1. A good server-generated-HTML backend will have no more state than a good server-generated-JSON backend. The client state is all stored in the client either way, whether in JS variables, HTML tags, or the URL.

2. A good server-generated-HTML backend doesn't do significantly more work just because its output is in HTML instead of JSON. A bit of extra text generated isn't going to increase your CPU load in any meaningful way.

3. There are only fewer languages to deal with if you aren't in charge of writing backend code. If you're in charge of the backend code, you still have to pick a backend language for your JSON API.

I think you're assuming that the choice is "SPA" or "messy stateful monstrosity". It's perfectly possible to build a RESTful HTML-based API that is as clean and stateless as any JSON API. PHP's been starting each request with a clean slate for decades.



Your arguments seem to be assuming a particularly bad implementation of a traditional backend.
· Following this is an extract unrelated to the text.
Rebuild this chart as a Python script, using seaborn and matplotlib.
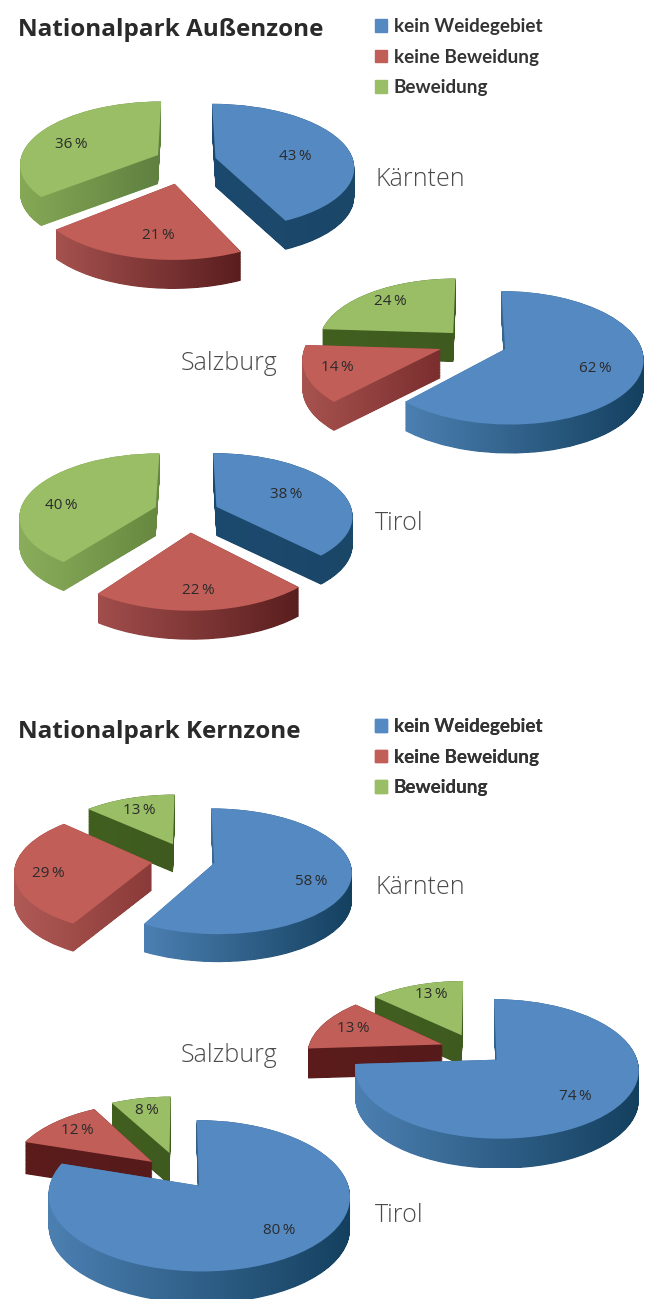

Whenever someone says "this particular architecture is bad!" they're talking about a bad implementation of it.

The point is whether or not you're more likely to succeed at making a good app with an SPA or a multi-page site. For pretty much all brochure-styles websites and many SaaS webapps you're more likely to achieve success (for every common understanding of success) by using a multi-page architecture because they're usually simpler to implement, they work the way browsers expect things to work, and you don't need to implement some hard things yourself. You can make a brilliant SPA website for any purpose, but often people try and fail. Saying "you shouldn't have used an SPA" is shorthand for "You didn't understand or implement an SPA well enough, and now your web thing is failing to serve users as well as it should, and using a multi-page architecture would have avoided the problems your website has now."


> Your arguments seem to be assuming a particularly bad implementation of a traditional backend.

These weekly SPA complaint threads always assume a particularly bad implementation of a SPA as well though.


You always have to fight with incompetency in any large codebase.

Incompetency exists the most in whatever the first thing that coders learn is.

I'm old enough to remember when that was c++, then it was java, php, ruby, jquery, now it's react.

It's always a trade-off. You can build things in the "cheapest" language (whatever the first one currently is) but then you'll inevitably get the cheapest code

That's really what this conversation is about in the long arc of coding

Skills and people are a pyramid. The more competency you demand the harder the people are to find.

We have this tendency to taint the tool by the users.

Incidentally after a language or tool loses "first learned" status it generally slowly regains its prestige.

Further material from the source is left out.